在Android中解析嵌套的JSON对象

Question

我正在尝试解析一个JSON对象,其中一部分看起来像这样:

{
"offer":{
    "category":"Salon",
    "description":"Use this offer now to enjoy this great Salon at a 20% discount. ",
    "discount":"20",
    "expiration":"2011-04-08T02:30:00Z",
    "published":"2011-04-07T12:00:33Z",
    "rescinded_at":null,
    "title":"20% off at Jun Hair Salon",
    "valid_from":"2011-04-07T12:00:31Z",
    "valid_to":"2011-04-08T02:00:00Z",
    "id":"JUN_HAIR_1302177631",
    "business":{
        "name":"Jun Hair Salon",
        "phone":"2126192989",
        "address":{
            "address_1":"12 Mott St",
            "address_2":null,
            "city":"New York",
            "cross_streets":"Chatham Sq & Worth St",
            "state":"NY",
            "zip":"10013"
        }
    },

等等....

到目前为止,通过这样做,我能够非常简单地解析:

JSONObject jObject = new JSONObject(content);
JSONObject offerObject = jObject.getJSONObject("offer");
String attributeId = offerObject.getString("category");
System.out.println(attributeId);

String attributeValue = offerObject.getString("description");
System.out.println(attributeValue);

String titleValue = offerObject.getString("title");
System.out.println(titleValue);`

但是,当我尝试'名称'时,它将无法正常工作.

我试过了:

JSONObject businessObject = jObject.getJSONObject("business");
String nameValue = businesObject.getString("name");
System.out.println(nameValue);

当我尝试这个时,我得到"JSONObject [business] not found."

当我尝试:

String nameValue = offerObject.getString("name");
System.out.println(nameValue);`

正如预期的那样,我得到"未找到JSONObject [name]".

我在这做错了什么？
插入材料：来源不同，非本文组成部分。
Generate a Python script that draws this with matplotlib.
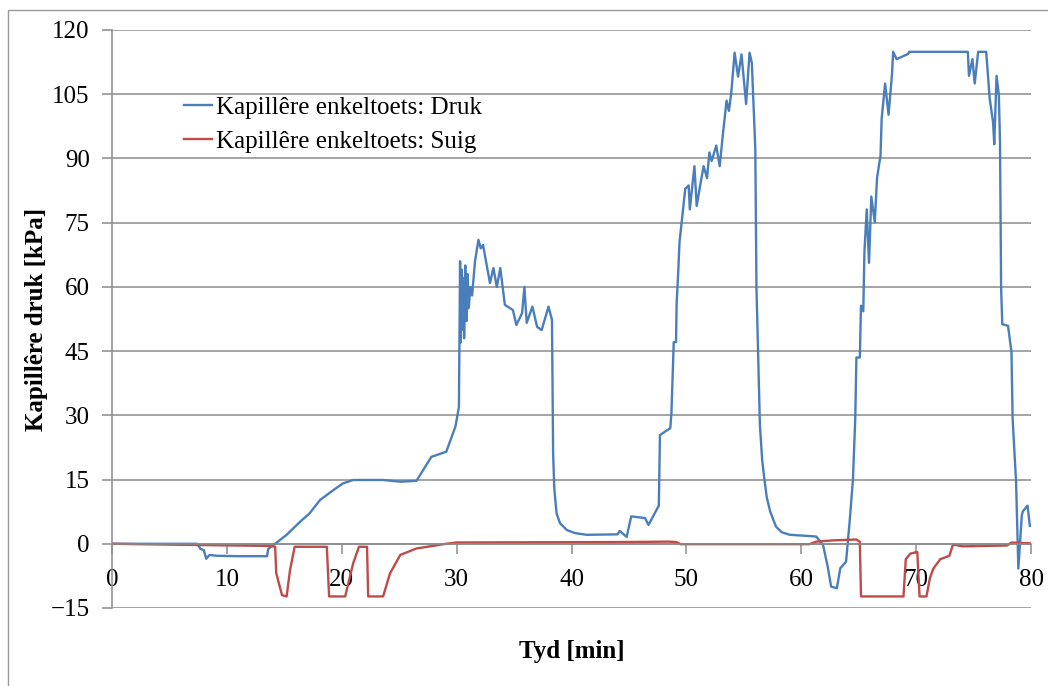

我遗漏了一些基本的东西......

Answer 1

好吧,我是个白痴.这有效.

JSONObject businessObject = offerObject.getJSONObject("business");
String nameValue = businessObject.getString("name");
System.out.println(nameValue);

如果我只想在张贴前两秒钟......杰斯!

Answer 2

这是一个单线解决方案

String myString = myJsonObject.getJSONObject("offer").getJSONObject("business").getString("name");